— BEGIN —
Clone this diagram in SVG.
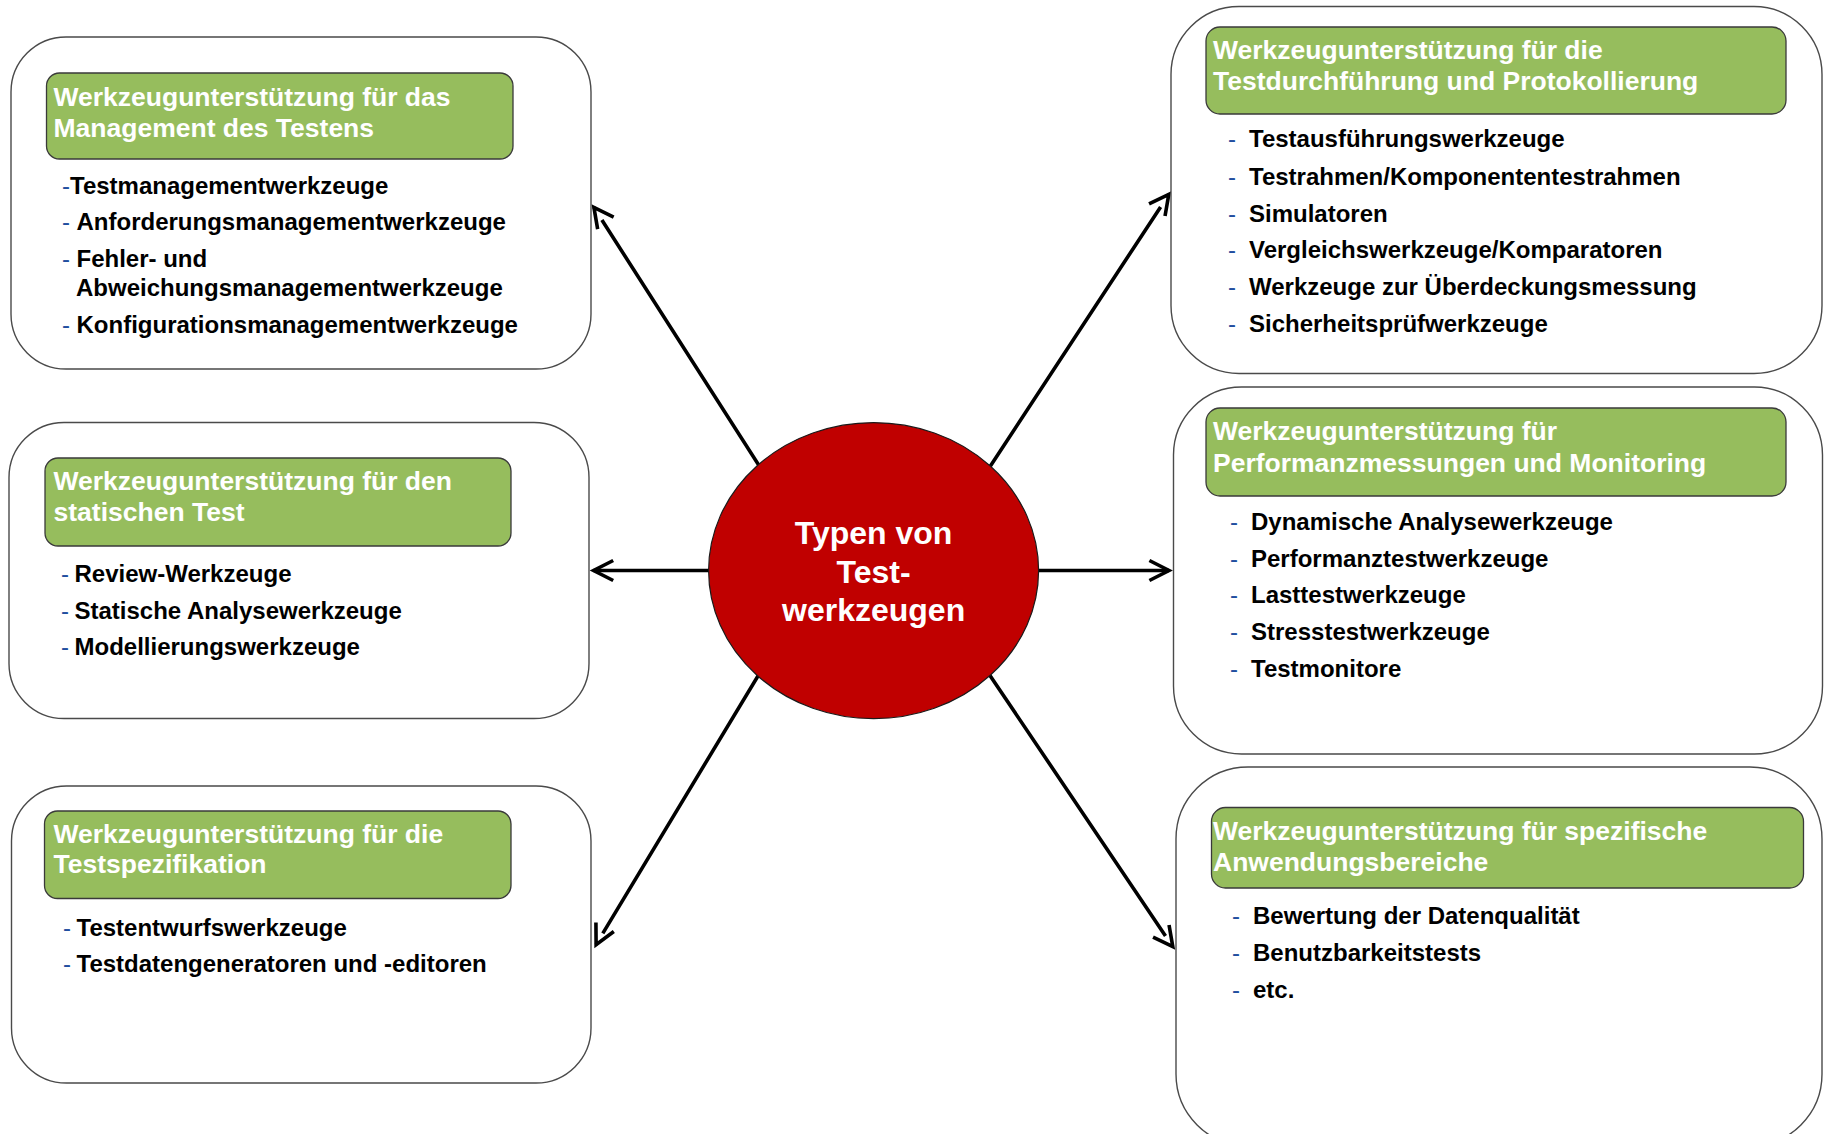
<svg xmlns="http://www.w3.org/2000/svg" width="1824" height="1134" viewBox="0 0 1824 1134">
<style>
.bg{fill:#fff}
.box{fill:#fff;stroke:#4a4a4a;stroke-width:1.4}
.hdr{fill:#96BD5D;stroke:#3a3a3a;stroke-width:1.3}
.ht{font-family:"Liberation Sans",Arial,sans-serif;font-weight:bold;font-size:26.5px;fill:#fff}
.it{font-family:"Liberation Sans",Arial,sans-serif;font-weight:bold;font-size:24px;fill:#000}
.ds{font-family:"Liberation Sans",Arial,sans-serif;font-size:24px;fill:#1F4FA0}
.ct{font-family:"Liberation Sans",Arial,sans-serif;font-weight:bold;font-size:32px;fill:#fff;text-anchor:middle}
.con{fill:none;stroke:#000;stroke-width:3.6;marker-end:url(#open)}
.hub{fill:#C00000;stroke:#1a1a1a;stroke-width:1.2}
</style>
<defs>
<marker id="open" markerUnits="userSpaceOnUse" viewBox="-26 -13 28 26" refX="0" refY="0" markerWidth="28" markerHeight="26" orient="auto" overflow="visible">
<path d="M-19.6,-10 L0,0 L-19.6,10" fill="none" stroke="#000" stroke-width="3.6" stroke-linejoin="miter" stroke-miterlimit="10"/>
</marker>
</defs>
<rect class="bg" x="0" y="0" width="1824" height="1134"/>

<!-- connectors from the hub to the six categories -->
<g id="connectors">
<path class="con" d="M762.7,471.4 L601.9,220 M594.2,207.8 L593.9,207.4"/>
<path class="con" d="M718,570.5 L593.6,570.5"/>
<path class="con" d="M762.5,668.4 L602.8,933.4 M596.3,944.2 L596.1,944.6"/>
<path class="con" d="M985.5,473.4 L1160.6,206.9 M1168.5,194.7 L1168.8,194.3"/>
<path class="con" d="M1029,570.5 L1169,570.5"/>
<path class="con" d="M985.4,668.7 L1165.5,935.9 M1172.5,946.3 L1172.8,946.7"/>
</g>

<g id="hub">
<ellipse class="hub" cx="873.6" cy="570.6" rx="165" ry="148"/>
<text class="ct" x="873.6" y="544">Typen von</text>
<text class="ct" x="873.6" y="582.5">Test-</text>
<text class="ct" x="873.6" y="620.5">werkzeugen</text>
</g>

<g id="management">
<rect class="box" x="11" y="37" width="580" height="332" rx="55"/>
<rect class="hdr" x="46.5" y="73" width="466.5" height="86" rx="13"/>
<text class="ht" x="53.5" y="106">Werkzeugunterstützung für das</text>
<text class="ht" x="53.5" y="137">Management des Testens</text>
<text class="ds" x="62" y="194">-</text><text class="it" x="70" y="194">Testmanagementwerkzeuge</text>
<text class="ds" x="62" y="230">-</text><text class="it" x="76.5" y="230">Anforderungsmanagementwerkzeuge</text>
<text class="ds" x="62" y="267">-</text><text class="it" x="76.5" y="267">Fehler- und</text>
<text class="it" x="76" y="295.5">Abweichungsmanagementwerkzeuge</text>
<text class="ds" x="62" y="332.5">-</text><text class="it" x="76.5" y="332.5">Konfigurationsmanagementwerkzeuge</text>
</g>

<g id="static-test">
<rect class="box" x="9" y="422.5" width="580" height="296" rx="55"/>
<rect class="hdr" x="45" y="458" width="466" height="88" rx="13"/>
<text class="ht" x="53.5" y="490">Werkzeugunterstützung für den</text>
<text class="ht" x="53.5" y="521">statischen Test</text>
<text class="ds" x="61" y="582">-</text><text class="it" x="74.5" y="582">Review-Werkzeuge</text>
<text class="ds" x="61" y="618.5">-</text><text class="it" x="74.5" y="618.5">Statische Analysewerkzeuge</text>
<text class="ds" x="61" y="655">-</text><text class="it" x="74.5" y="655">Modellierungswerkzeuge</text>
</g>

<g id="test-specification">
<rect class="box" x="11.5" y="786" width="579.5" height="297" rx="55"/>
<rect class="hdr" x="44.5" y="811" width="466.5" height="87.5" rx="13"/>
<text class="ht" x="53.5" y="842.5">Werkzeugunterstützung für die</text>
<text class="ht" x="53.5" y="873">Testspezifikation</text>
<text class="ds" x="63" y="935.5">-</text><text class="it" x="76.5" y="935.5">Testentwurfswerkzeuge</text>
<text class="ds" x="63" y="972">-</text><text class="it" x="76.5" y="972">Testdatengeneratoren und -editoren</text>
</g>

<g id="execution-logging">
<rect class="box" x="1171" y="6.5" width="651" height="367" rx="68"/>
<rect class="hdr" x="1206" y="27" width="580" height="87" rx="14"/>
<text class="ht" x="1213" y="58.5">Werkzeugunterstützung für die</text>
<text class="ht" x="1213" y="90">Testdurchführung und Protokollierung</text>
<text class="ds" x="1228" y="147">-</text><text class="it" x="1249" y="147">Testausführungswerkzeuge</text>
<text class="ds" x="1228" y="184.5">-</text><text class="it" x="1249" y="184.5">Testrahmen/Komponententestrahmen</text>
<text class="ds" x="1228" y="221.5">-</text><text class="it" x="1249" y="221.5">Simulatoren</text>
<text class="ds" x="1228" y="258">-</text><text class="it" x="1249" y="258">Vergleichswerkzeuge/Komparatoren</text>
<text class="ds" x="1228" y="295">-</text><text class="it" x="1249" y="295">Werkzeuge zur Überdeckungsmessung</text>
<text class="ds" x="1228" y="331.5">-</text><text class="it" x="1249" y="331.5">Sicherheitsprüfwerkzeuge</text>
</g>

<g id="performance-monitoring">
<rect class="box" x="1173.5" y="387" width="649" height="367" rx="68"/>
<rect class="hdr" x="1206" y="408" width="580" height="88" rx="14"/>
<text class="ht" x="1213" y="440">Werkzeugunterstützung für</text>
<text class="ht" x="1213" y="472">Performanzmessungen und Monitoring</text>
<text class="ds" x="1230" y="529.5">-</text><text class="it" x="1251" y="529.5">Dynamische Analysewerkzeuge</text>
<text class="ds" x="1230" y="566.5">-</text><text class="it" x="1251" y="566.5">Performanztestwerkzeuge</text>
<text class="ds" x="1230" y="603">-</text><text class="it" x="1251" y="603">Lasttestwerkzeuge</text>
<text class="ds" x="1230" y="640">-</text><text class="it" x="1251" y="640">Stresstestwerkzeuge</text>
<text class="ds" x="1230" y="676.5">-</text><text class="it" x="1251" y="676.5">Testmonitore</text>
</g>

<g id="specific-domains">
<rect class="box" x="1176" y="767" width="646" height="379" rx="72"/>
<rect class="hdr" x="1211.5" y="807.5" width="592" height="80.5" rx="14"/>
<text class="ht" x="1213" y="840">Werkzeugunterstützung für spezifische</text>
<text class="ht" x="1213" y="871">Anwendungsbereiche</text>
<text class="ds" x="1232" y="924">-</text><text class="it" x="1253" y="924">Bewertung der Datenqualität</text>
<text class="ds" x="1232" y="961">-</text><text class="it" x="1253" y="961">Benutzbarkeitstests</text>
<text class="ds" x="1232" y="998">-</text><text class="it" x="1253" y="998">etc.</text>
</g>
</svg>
— END —
**AIM**:
Leave out the pictures and restate everything else word for word.

**COMPLETE RESPONSE**:
Clone this diagram in SVG.
<svg xmlns="http://www.w3.org/2000/svg" width="1824" height="1134" viewBox="0 0 1824 1134">
<style>
.bg{fill:#fff}
.box{fill:#fff;stroke:#4a4a4a;stroke-width:1.4}
.hdr{fill:#96BD5D;stroke:#3a3a3a;stroke-width:1.3}
.ht{font-family:"Liberation Sans",Arial,sans-serif;font-weight:bold;font-size:26.5px;fill:#fff}
.it{font-family:"Liberation Sans",Arial,sans-serif;font-weight:bold;font-size:24px;fill:#000}
.ds{font-family:"Liberation Sans",Arial,sans-serif;font-size:24px;fill:#1F4FA0}
.ct{font-family:"Liberation Sans",Arial,sans-serif;font-weight:bold;font-size:32px;fill:#fff;text-anchor:middle}
.con{fill:none;stroke:#000;stroke-width:3.6;marker-end:url(#open)}
.hub{fill:#C00000;stroke:#1a1a1a;stroke-width:1.2}
</style>
<defs>
<marker id="open" markerUnits="userSpaceOnUse" viewBox="-26 -13 28 26" refX="0" refY="0" markerWidth="28" markerHeight="26" orient="auto" overflow="visible">
<path d="M-19.6,-10 L0,0 L-19.6,10" fill="none" stroke="#000" stroke-width="3.6" stroke-linejoin="miter" stroke-miterlimit="10"/>
</marker>
</defs>
<rect class="bg" x="0" y="0" width="1824" height="1134"/>

<!-- connectors from the hub to the six categories -->
<g id="connectors">
<path class="con" d="M762.7,471.4 L601.9,220 M594.2,207.8 L593.9,207.4"/>
<path class="con" d="M718,570.5 L593.6,570.5"/>
<path class="con" d="M762.5,668.4 L602.8,933.4 M596.3,944.2 L596.1,944.6"/>
<path class="con" d="M985.5,473.4 L1160.6,206.9 M1168.5,194.7 L1168.8,194.3"/>
<path class="con" d="M1029,570.5 L1169,570.5"/>
<path class="con" d="M985.4,668.7 L1165.5,935.9 M1172.5,946.3 L1172.8,946.7"/>
</g>

<g id="hub">
<ellipse class="hub" cx="873.6" cy="570.6" rx="165" ry="148"/>
<text class="ct" x="873.6" y="544">Typen von</text>
<text class="ct" x="873.6" y="582.5">Test-</text>
<text class="ct" x="873.6" y="620.5">werkzeugen</text>
</g>

<g id="management">
<rect class="box" x="11" y="37" width="580" height="332" rx="55"/>
<rect class="hdr" x="46.5" y="73" width="466.5" height="86" rx="13"/>
<text class="ht" x="53.5" y="106">Werkzeugunterstützung für das</text>
<text class="ht" x="53.5" y="137">Management des Testens</text>
<text class="ds" x="62" y="194">-</text><text class="it" x="70" y="194">Testmanagementwerkzeuge</text>
<text class="ds" x="62" y="230">-</text><text class="it" x="76.5" y="230">Anforderungsmanagementwerkzeuge</text>
<text class="ds" x="62" y="267">-</text><text class="it" x="76.5" y="267">Fehler- und</text>
<text class="it" x="76" y="295.5">Abweichungsmanagementwerkzeuge</text>
<text class="ds" x="62" y="332.5">-</text><text class="it" x="76.5" y="332.5">Konfigurationsmanagementwerkzeuge</text>
</g>

<g id="static-test">
<rect class="box" x="9" y="422.5" width="580" height="296" rx="55"/>
<rect class="hdr" x="45" y="458" width="466" height="88" rx="13"/>
<text class="ht" x="53.5" y="490">Werkzeugunterstützung für den</text>
<text class="ht" x="53.5" y="521">statischen Test</text>
<text class="ds" x="61" y="582">-</text><text class="it" x="74.5" y="582">Review-Werkzeuge</text>
<text class="ds" x="61" y="618.5">-</text><text class="it" x="74.5" y="618.5">Statische Analysewerkzeuge</text>
<text class="ds" x="61" y="655">-</text><text class="it" x="74.5" y="655">Modellierungswerkzeuge</text>
</g>

<g id="test-specification">
<rect class="box" x="11.5" y="786" width="579.5" height="297" rx="55"/>
<rect class="hdr" x="44.5" y="811" width="466.5" height="87.5" rx="13"/>
<text class="ht" x="53.5" y="842.5">Werkzeugunterstützung für die</text>
<text class="ht" x="53.5" y="873">Testspezifikation</text>
<text class="ds" x="63" y="935.5">-</text><text class="it" x="76.5" y="935.5">Testentwurfswerkzeuge</text>
<text class="ds" x="63" y="972">-</text><text class="it" x="76.5" y="972">Testdatengeneratoren und -editoren</text>
</g>

<g id="execution-logging">
<rect class="box" x="1171" y="6.5" width="651" height="367" rx="68"/>
<rect class="hdr" x="1206" y="27" width="580" height="87" rx="14"/>
<text class="ht" x="1213" y="58.5">Werkzeugunterstützung für die</text>
<text class="ht" x="1213" y="90">Testdurchführung und Protokollierung</text>
<text class="ds" x="1228" y="147">-</text><text class="it" x="1249" y="147">Testausführungswerkzeuge</text>
<text class="ds" x="1228" y="184.5">-</text><text class="it" x="1249" y="184.5">Testrahmen/Komponententestrahmen</text>
<text class="ds" x="1228" y="221.5">-</text><text class="it" x="1249" y="221.5">Simulatoren</text>
<text class="ds" x="1228" y="258">-</text><text class="it" x="1249" y="258">Vergleichswerkzeuge/Komparatoren</text>
<text class="ds" x="1228" y="295">-</text><text class="it" x="1249" y="295">Werkzeuge zur Überdeckungsmessung</text>
<text class="ds" x="1228" y="331.5">-</text><text class="it" x="1249" y="331.5">Sicherheitsprüfwerkzeuge</text>
</g>

<g id="performance-monitoring">
<rect class="box" x="1173.5" y="387" width="649" height="367" rx="68"/>
<rect class="hdr" x="1206" y="408" width="580" height="88" rx="14"/>
<text class="ht" x="1213" y="440">Werkzeugunterstützung für</text>
<text class="ht" x="1213" y="472">Performanzmessungen und Monitoring</text>
<text class="ds" x="1230" y="529.5">-</text><text class="it" x="1251" y="529.5">Dynamische Analysewerkzeuge</text>
<text class="ds" x="1230" y="566.5">-</text><text class="it" x="1251" y="566.5">Performanztestwerkzeuge</text>
<text class="ds" x="1230" y="603">-</text><text class="it" x="1251" y="603">Lasttestwerkzeuge</text>
<text class="ds" x="1230" y="640">-</text><text class="it" x="1251" y="640">Stresstestwerkzeuge</text>
<text class="ds" x="1230" y="676.5">-</text><text class="it" x="1251" y="676.5">Testmonitore</text>
</g>

<g id="specific-domains">
<rect class="box" x="1176" y="767" width="646" height="379" rx="72"/>
<rect class="hdr" x="1211.5" y="807.5" width="592" height="80.5" rx="14"/>
<text class="ht" x="1213" y="840">Werkzeugunterstützung für spezifische</text>
<text class="ht" x="1213" y="871">Anwendungsbereiche</text>
<text class="ds" x="1232" y="924">-</text><text class="it" x="1253" y="924">Bewertung der Datenqualität</text>
<text class="ds" x="1232" y="961">-</text><text class="it" x="1253" y="961">Benutzbarkeitstests</text>
<text class="ds" x="1232" y="998">-</text><text class="it" x="1253" y="998">etc.</text>
</g>
</svg>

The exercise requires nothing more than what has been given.